O autor goiano acrescenta, ironicamente, que a tal máquina é o orgulho da cidadezinha. "E não pense que exagero. Ainda não sabemos para que ela serve, mas isso já não tem maior importância”, escreve.
Por fim, revela o medo da população de que chegue o dia em que alguém saiba fazer aquela coisa funcionar. “Se isso acontecer, estará quebrado o encanto e não existirá mais máquina”.

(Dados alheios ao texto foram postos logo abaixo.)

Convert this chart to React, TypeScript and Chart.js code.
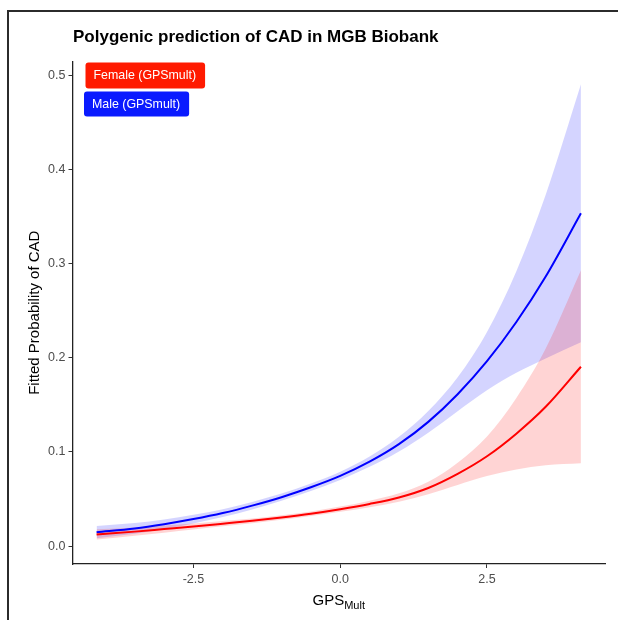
import React, { useEffect, useRef } from "react";
import { Chart, registerables } from "chart.js";

Chart.register(...registerables);

// ---- data ----
const gpsMult = [-4.15, -3.5, -3.0, -2.5, -2.0, -1.5, -1.0, -0.5, 0, 0.5, 1.0, 1.5, 2.0, 2.5, 3.0, 3.5, 4.1];

const femaleFit = [0.0124, 0.0154, 0.0181, 0.0208, 0.0238, 0.0269, 0.0304, 0.0344, 0.0392, 0.0448, 0.0517, 0.0618, 0.0768, 0.0955, 0.1195, 0.148, 0.1906];
const femaleLower = [0.0069, 0.0109, 0.0143, 0.0176, 0.021, 0.0244, 0.028, 0.0319, 0.0364, 0.0413, 0.0472, 0.0551, 0.065, 0.0745, 0.0815, 0.086, 0.0881];
const femaleUpper = [0.0179, 0.0199, 0.0219, 0.024, 0.0266, 0.0294, 0.0328, 0.0369, 0.042, 0.0483, 0.0562, 0.0685, 0.0886, 0.1165, 0.1575, 0.21, 0.2931];

const maleFit = [0.0148, 0.0188, 0.0233, 0.0287, 0.0351, 0.043, 0.052, 0.0625, 0.0746, 0.0897, 0.1083, 0.132, 0.1614, 0.1965, 0.2381, 0.2864, 0.3536];
const maleLower = [0.0083, 0.0131, 0.0182, 0.0241, 0.0309, 0.039, 0.0481, 0.0585, 0.0702, 0.0842, 0.1005, 0.1205, 0.1434, 0.1655, 0.1841, 0.1994, 0.2166];
const maleUpper = [0.0213, 0.0245, 0.0284, 0.0333, 0.0393, 0.047, 0.0559, 0.0665, 0.079, 0.0952, 0.1161, 0.1435, 0.1794, 0.2275, 0.2921, 0.3734, 0.4906];

const xTicks = [-2.5, 0, 2.5];
const yTicks = [0, 0.1, 0.2, 0.3, 0.4, 0.5];
const seriesLabels = ["Female (GPSmult)", "Male (GPSmult)"];
const titleText = "Polygenic prediction of CAD in MGB Biobank";
const yTitleText = "Fitted Probability of CAD";
const xTitleMain = "GPS";
const xTitleSub = "Mult";

const FONT = '"Liberation Sans", Arial, Helvetica, sans-serif';
const RED = "#FF0000";
const BLUE = "#0000FF";

export default function App() {
  const ref = useRef<HTMLCanvasElement>(null);

  useEffect(() => {
    const canvas = ref.current;
    if (!canvas) return;
    const pts = (ys: number[]) => gpsMult.map((x, i) => ({ x, y: ys[i] }));

    const annot = {
      id: "annot",
      afterDraw(chart: any) {
        const ctx: CanvasRenderingContext2D = chart.ctx;
        const area = chart.chartArea;
        ctx.save();
        // title
        ctx.fillStyle = "#000";
        ctx.font = `bold 17px ${FONT}`;
        ctx.textAlign = "left";
        ctx.textBaseline = "alphabetic";
        ctx.fillText(titleText, 73, 42);

        // y title
        ctx.save();
        ctx.translate(34.5, (area.top + area.bottom) / 2);
        ctx.rotate(-Math.PI / 2);
        ctx.font = `15px ${FONT}`;
        ctx.textAlign = "center";
        ctx.textBaseline = "middle";
        ctx.fillText(yTitleText, 0, 0);
        ctx.restore();

        // x title with subscript
        ctx.font = `15px ${FONT}`;
        const w1 = ctx.measureText(xTitleMain).width;
        ctx.font = `11px ${FONT}`;
        const w2 = ctx.measureText(xTitleSub).width;
        const cx = (area.left + area.right) / 2;
        const x0 = cx - (w1 + w2) / 2;
        ctx.textAlign = "left";
        ctx.textBaseline = "alphabetic";
        ctx.font = `15px ${FONT}`;
        ctx.fillText(xTitleMain, x0, 605);
        ctx.font = `11px ${FONT}`;
        ctx.fillText(xTitleSub, x0 + w1, 608.5);

        // legend labels
        const boxes = [
          { label: seriesLabels[0], color: "#FF1A00", x: 85.5, y: 62.5, h: 26 },
          { label: seriesLabels[1], color: "#0A1AFF", x: 84, y: 91.5, h: 25 },
        ];
        ctx.font = `12.4px ${FONT}`;
        for (const b of boxes) {
          const tw = ctx.measureText(b.label).width;
          const w = tw + 17;
          ctx.fillStyle = b.color;
          ctx.beginPath();
          (ctx as any).roundRect(b.x, b.y, w, b.h, 3);
          ctx.fill();
          ctx.fillStyle = "#FFFFFF";
          ctx.textBaseline = "middle";
          ctx.fillText(b.label, b.x + 8, b.y + b.h / 2 + 0.5);
        }
        ctx.restore();
      },
    };

    const band = (lower: number[], upper: number[], fillColor: string, name: string) => [
      {
        label: name + " lower",
        data: pts(lower),
        borderWidth: 0,
        borderColor: "rgba(0,0,0,0)",
        pointRadius: 0,
        fill: false,
        cubicInterpolationMode: "monotone",
      },
      {
        label: name + " upper",
        data: pts(upper),
        borderWidth: 0,
        borderColor: "rgba(0,0,0,0)",
        backgroundColor: fillColor,
        pointRadius: 0,
        fill: "-1",
        cubicInterpolationMode: "monotone",
      },
    ];

    const chart = new Chart(canvas, {
      type: "line",
      data: {
        datasets: [
          ...band(femaleLower, femaleUpper, "rgba(255,0,0,0.17)", seriesLabels[0]),
          ...band(maleLower, maleUpper, "rgba(0,0,255,0.17)", seriesLabels[1]),
          {
            label: seriesLabels[0],
            data: pts(femaleFit),
            borderColor: RED,
            borderWidth: 2,
            pointRadius: 0,
            fill: false,
            cubicInterpolationMode: "monotone",
          },
          {
            label: seriesLabels[1],
            data: pts(maleFit),
            borderColor: BLUE,
            borderWidth: 2,
            pointRadius: 0,
            fill: false,
            cubicInterpolationMode: "monotone",
          },
        ] as any,
      },
      options: {
        responsive: false,
        animation: false,
        devicePixelRatio: 1,
        layout: { padding: { top: 61.4, right: 13, left: 0, bottom: 0 } },
        plugins: {
          legend: { display: false },
          title: { display: false },
          tooltip: { enabled: false },
          filler: { propagate: false, drawTime: "beforeDatasetsDraw" },
        } as any,
        scales: {
          x: {
            type: "linear",
            min: -4.56,
            max: 4.51,
            afterBuildTicks: (s: any) => {
              s.ticks = xTicks.map((v) => ({ value: v }));
            },
            afterFit: (s: any) => {
              s.height = 56;
            },
            ticks: {
              callback: (v: any) => Number(v).toFixed(1),
              font: { size: 12.5, family: FONT },
              color: "#4D4D4D",
              padding: 4,
              maxRotation: 0,
              autoSkip: false,
            },
            grid: { display: true, drawOnChartArea: false, drawTicks: true, tickLength: 4, tickColor: "#333" },
            border: { display: true, color: "#222", width: 1.3 },
          },
          y: {
            type: "linear",
            min: -0.019,
            max: 0.515,
            afterBuildTicks: (s: any) => {
              s.ticks = yTicks.map((v) => ({ value: v }));
            },
            afterFit: (s: any) => {
              s.width = 72.5;
            },
            ticks: {
              callback: (v: any) => Number(v).toFixed(1),
              font: { size: 12.5, family: FONT },
              color: "#4D4D4D",
              padding: 3,
              autoSkip: false,
            },
            grid: { display: true, drawOnChartArea: false, drawTicks: true, tickLength: 4, tickColor: "#333" },
            border: { display: true, color: "#222", width: 1.3 },
          },
        },
      } as any,
      plugins: [annot],
    });

    return () => chart.destroy();
  }, []);

  return (
    <div
      style={{
        position: "fixed",
        left: 0,
        top: 0,
        width: 618,
        height: 620,
        overflow: "hidden",
        background: "#FFFFFF",
      }}
    >
      <canvas ref={ref} width={618} height={620} style={{ position: "absolute", left: 0, top: 0, width: 618, height: 620 }} />
      <div
        style={{
          position: "absolute",
          left: 7,
          top: 10,
          width: 700,
          height: 700,
          borderTop: "2px solid #2B2B2B",
          borderLeft: "2px solid #2B2B2B",
          pointerEvents: "none",
        }}
      />
    </div>
  );
}
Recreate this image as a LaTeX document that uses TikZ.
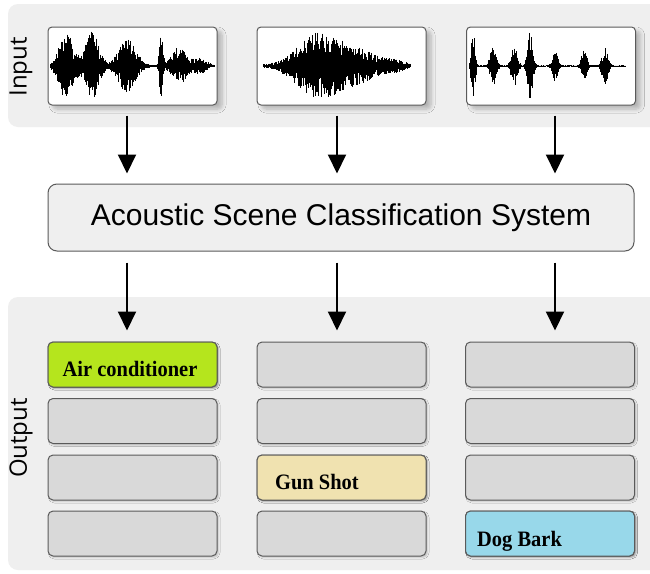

'José J. Veiga tem como característica o uso da distopia no regional para fazer suas críticas. Ele é como um Tchekhov brasileiro, fala do mundo a partir de sua aldeia'
Ignácio de Loyola Brandão, escritor
Zombeteiro e sarcástico
Veiga era irônico, assegura Brandão. Para ele, o goiano tinha humor sarcástico e fazia críticas extremamente atuais, como no conto “Quando a Terra era redonda” – título, aliás, bastante sugestivo, sobretudo neste momento em que teorias conspiratórias sobre o formato do planeta voltaram à tona, algo que não se discutia com tanto afinco desde Galileu Galilei, no século 17.
A novela de José J. Veiga não é uma crítica aos terraplanistas, mas à perda de tempo das pessoas ao viverem do saudosismo, em vez de tentarem melhorar a realidade.
A ironia também está presente de maneira sutil no romance “A hora dos ruminantes” (1966) e nos contos “A usina atrás do morro”, “Era só brincadeira” e “O trono no morro”.
Esse último mostra a ignorância de moradores do povoado onde um bandoleiro se torna o chefe e instiga a população a se armar.
Embora muitas dessas histórias não tenham sido concebidas para criticar especificamente a ditadura brasileira – alguns contos foram escritos antes do golpe militar de 1964 –, elas foram interpretadas por grande parte dos leitores, na década de 1970, como fábulas em que militares eram retratados como bichos, investigadores despreparados ou invasores.
“A melhor descrição para ele é zombeteiro, palavra muito antiga, mas que define muito bem o Veiga. Ele era, de fato, um zombeteiro. E esse estilo de escrita me influenciou muito. Ele me deu liberdade de escrita”, afirma Ignácio de Loyola Brandão. E revela que o goiano despertou nele coragem para escrever o que lhe viesse à mente, sem receio de se preocupar se a narrativa pertenceria à lógica ou ao que chamam de caos.
Veiga e ''Não verás país nenhum"
A influência de Veiga pode ser percebida em muitas obras de Brandão, principalmente em “Não verás país nenhum”, livro lançado em 1981 que narra o futuro distópico no Brasil. A Amazônia está devastada, recursos naturais são escassos e as pessoas se veem obrigadas a portar máscaras faciais devido à peste que castiga o país,provocando milhares de mortes.
Muito lido durante as décadas de 1960 e 1970, José J. Veiga caiu no ostracismo. “No Brasil, infelizmente, quando um autor morre, também morre sua obra e memória. Alguns escritores, como Osman Lins e Moacyr Scliar, tiveram memória e legado preservados graças às esposas. Veiga não tinha ninguém que fizesse isso por ele”, lamenta Ignácio de Loyola Brandão.
'A melhor descrição para ele é zombeteiro, palavra muito antiga, mas que define muito bem o Veiga. Ele era, de fato, um zombeteiro. E esse estilo de escrita me influenciou muito. Ele me deu liberdade de escrita'
Ignácio de Loyola Brandão, escritor
Curador do Letra em Cena. Como ler…, José Eduardo Gonçalves afirma que a proposta do projeto é justamente dar visibilidade a escritores que merecidamente alcançaram sucesso no passado, mas caíram no esquecimento depois de mortos.
"O objetivo de trazer a obra de José J. Veiga para o debate é fazer com que as pessoas que já o conheciam tenham outra visão de seu trabalho – visão essa que será apresentada pelo Ignácio de Loyola Brandão – e também para que as pessoas que não conhecem o Veiga fiquem curiosas para ler sua obra”, explica o curador.
Para esse segundo grupo Brandão recomenda “Sombras de reis barbudos", "Aquele mundo de Vasabarros", "De jogos e festas" e "A hora dos ruminantes". "Comecem pelos contos para se familiarizarem, depois sigam para os romances”, aconselha o escritor.